As a preacher, I think a lot about relevance. Why should anyone listen to what i have to say? Why should anybody care?  Relevance is an ambiguous word. It might mean that a sermon is relevant if it feels to the listeners that it will make a significant difference in their lives. Or it might mean that a sermon is relevant if it will make a significant difference in their lives whether they feel it or not. 
That second kind of relevance is what guides my sermons and my writing. In other words, I want to say things that are really significant for your life whether you know they are or not. My way of doing that is to stay as close as I can to what God says is important in his word, not what we think is important apart from God's word. 
So, in any given worship service a dozen young, idealistic Clarence Thomases might be present, full of anger about racism, or global warming, or abortion, or limited health care for children, or homelessness, or poverty, or the war in Iraq, or white-collar crime, or human trafficking, or the global AIDS crisis, or rampant fatherlessness, or the greed behind the subprime mortgage crisis, or the treatment of illegal aliens, or the plight of Christians just coming out of prison.  And then they hear me announce that today we are going to talk about the way a person can be born again.  And they might react like Clarence Thomas did and simply walk out and say, "That has nothing to do with the real problems this world is facing." 

They would be wrong -- doubly wrong.  They would be wrong, in the first place, in failing to see that what Jesus meant by the new birth is supremely relevant for racism and global warming and abortion and health care and all the other issues of our day.  We will see in the coming chapters what the necessary fruit of the new birth looks like. 
And they would be wrong, secondly in thinking that those issues are the most important issues in life.  They aren't.  They are life-and-death issues.  But they are not the most important, because they deal with the relief of suffering during this brief earthly life, not the relief of suffering during eternity that follows.
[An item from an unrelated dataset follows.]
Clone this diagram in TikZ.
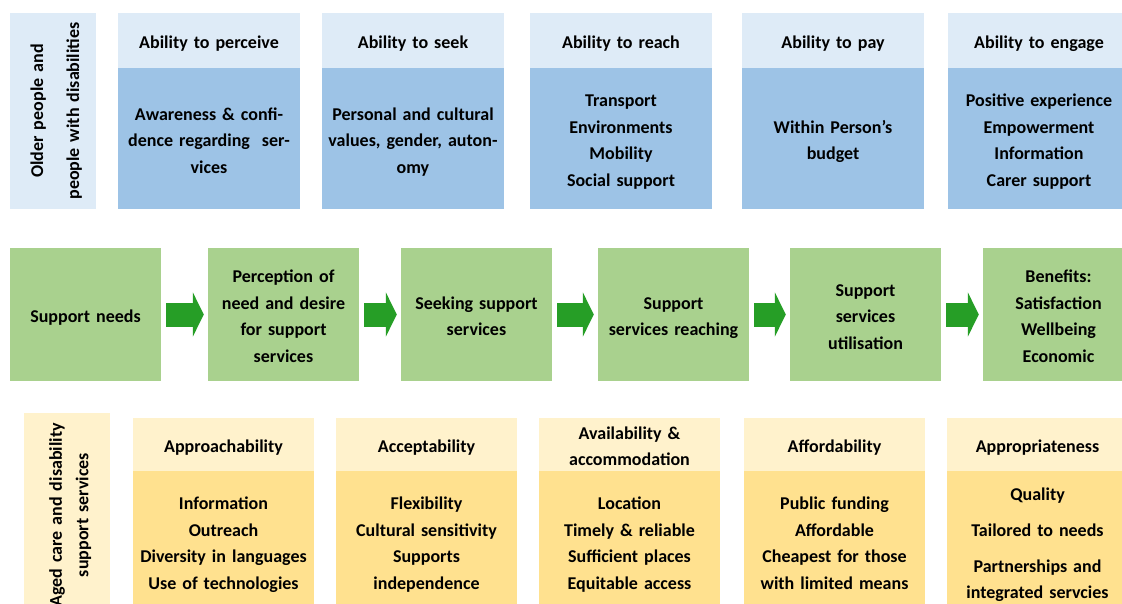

Or to put it positively, they deal with how to maximize well-being now for eighty years or so, but not with how to maximize well-being in the presence of God for eighty trillion years and more. 
My job as a pastor is to deal in what matters most, and to stay close to the revealed will of God in the Bible (so you can see it for yourselves), and to pray that, by God's grace, the young, idealistic, angry Clarence Thomases in the crowd, and everyone else, will see and feel the magnitude of what God says is important. 
Consider purchasing Finally Alive by John Piper.  I'll offer a full review of the book once I have completed it.